Ilustración de Julio Parissi para el poema "El poeta murió al amanecer"de Raúl González Tuñón

Solo recuerda que una noche cualquiera y única, y por esa distinción el detalle de la fecha no reviste importancia alguna, le pidió a su hermano mayor, Héctor, a quien admiraba profundamente por su natural y exquisito talento para dibujar, que le enseñara su técnica. Disfrutaba tanto de su arte como del infinito placer que irradiaba su rostro al consumar con éxito el trazo que buscaba plasmar sobre el papel. Su hermano, sin saberlo, le dio una clase magistral que cambiaría su vida para siempre. Tomó una revista de la época y lo invitó a que copiase lo más fielmente posible la imagen impresa. Esa primera noche se pasó horas dibujando y borroneando el boceto. En los días siguientes alcanzó el nivel de fidelidad que había buscado y colgó con orgullo el dibujo en la pared.

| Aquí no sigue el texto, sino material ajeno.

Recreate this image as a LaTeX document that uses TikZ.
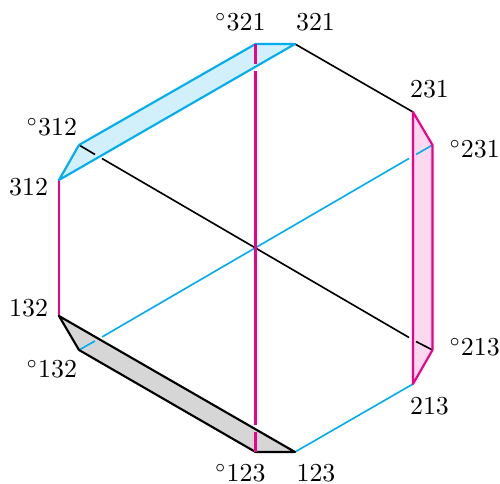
\documentclass[tikz,border=0pt]{standalone}
\definecolor{pinkline}{RGB}{236,0,140}
\definecolor{cyanline}{RGB}{0,174,239}
\tikzset{
  thinedge/.style={line width=0.65pt},
  thickedge/.style={line width=0.85pt,line join=round},
  lab/.style={inner sep=0pt,font=\fontsize{10.35}{12}\selectfont}
}
\begin{document}
\begin{tikzpicture}[x=0.4pt,y=-0.4pt]
\useasboundingbox (0,0) rectangle (500,484);
\coordinate (a) at (295,44);
\coordinate (ao) at (255.5,44);
\coordinate (b) at (413,112);
\coordinate (bo) at (432.5,145);
\coordinate (c) at (413,384);
\coordinate (co) at (432.5,350);
\coordinate (d) at (295,452);
\coordinate (dd) at (255.5,452);
\coordinate (e) at (59,316);
\coordinate (eo) at (79,350);
\coordinate (f) at (59,180);
\coordinate (fo) at (79,145);
\coordinate (ga) at (255.5,64);
\coordinate (gb) at (255.5,71);
\coordinate (gc) at (255.5,425);
\coordinate (gd) at (255.5,432);
\coordinate (ha) at (95,154.5);
\coordinate (hb) at (102,158.5);
\coordinate (hc) at (409,337.5);
\coordinate (hd) at (416,341.5);
\coordinate (ia) at (95,341);
\coordinate (ib) at (102,337);
\coordinate (ic) at (409,158.5);
\coordinate (id) at (416,154.5);
% fills
\fill[cyanline!18] (ao)--(a)--(f)--(fo)--cycle;
\fill[pinkline!15] (b)--(bo)--(co)--(c)--cycle;
\fill[black!16] (e)--(eo)--(dd)--(d)--cycle;
% inner diagonals
\draw[thinedge,black] (fo)--(ha) (hb)--(hc) (hd)--(co);
\draw[thinedge,cyanline] (eo)--(ia) (ib)--(ic) (id)--(bo);
% hexagon edges
\draw[thinedge] (a)--(b);
\draw[thinedge,cyanline] (c)--(d);
\draw[thinedge,pinkline] (f)--(e);
% bands
\draw[thickedge,cyanline] (f)--(fo)--(ao)--(a)--cycle;
\draw[thickedge,pinkline] (b)--(bo)--(co)--(c)--cycle;
\draw[thickedge] (e)--(eo)--(dd)--(d)--cycle;
% labels
\node[lab,anchor=base] (l1) at (315.5,30.5) {321};
\node[lab,anchor=base east] (l2) at (266,30.5) {$^\circ$321};
\node[lab,anchor=base] (l3) at (429.5,97.5) {231};
\node[lab,anchor=base west] (l4) at (449,158) {$^\circ$231};
\node[lab,anchor=base west] (l5) at (449,356) {$^\circ$213};
\node[lab,anchor=base] (l6) at (429.5,414.5) {213};
\node[lab,anchor=base] (l7) at (316,482) {123};
\node[lab,anchor=base east] (l8) at (266,482) {$^\circ$123};
\node[lab,anchor=base east] (l9) at (48.5,316.5) {132};
\node[lab,anchor=base east] (l10) at (77.5,377.5) {$^\circ$132};
\node[lab,anchor=base east] (l11) at (48.5,195.5) {312};
\node[lab,anchor=base east] (l12) at (77.5,136) {$^\circ$312};
% pink vertical, on top
\draw[thickedge,pinkline] (ao)--(ga);
\draw[thickedge,pinkline] (gb)--(gc);
\draw[thickedge,pinkline] (gd)--(dd);
\end{tikzpicture}
\end{document}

Pasaron muchos años y cientos de lápices, blocks de notas, plumines, pinceles y gomas de borrar. Se ganó la vida dibujando y creando chistes y así como aquella noche descubrió secretos del dibujo imposibles de transmitir, fue reconociendo más tarde como piezas de relojería los mecanismos invisibles que hacen funcionar un chiste y provocar en el lector una sonrisa.

No hay registro de aquella noche. De ella sigue viva la misma pasión, disciplina y contracción que le dedica a cada trabajo.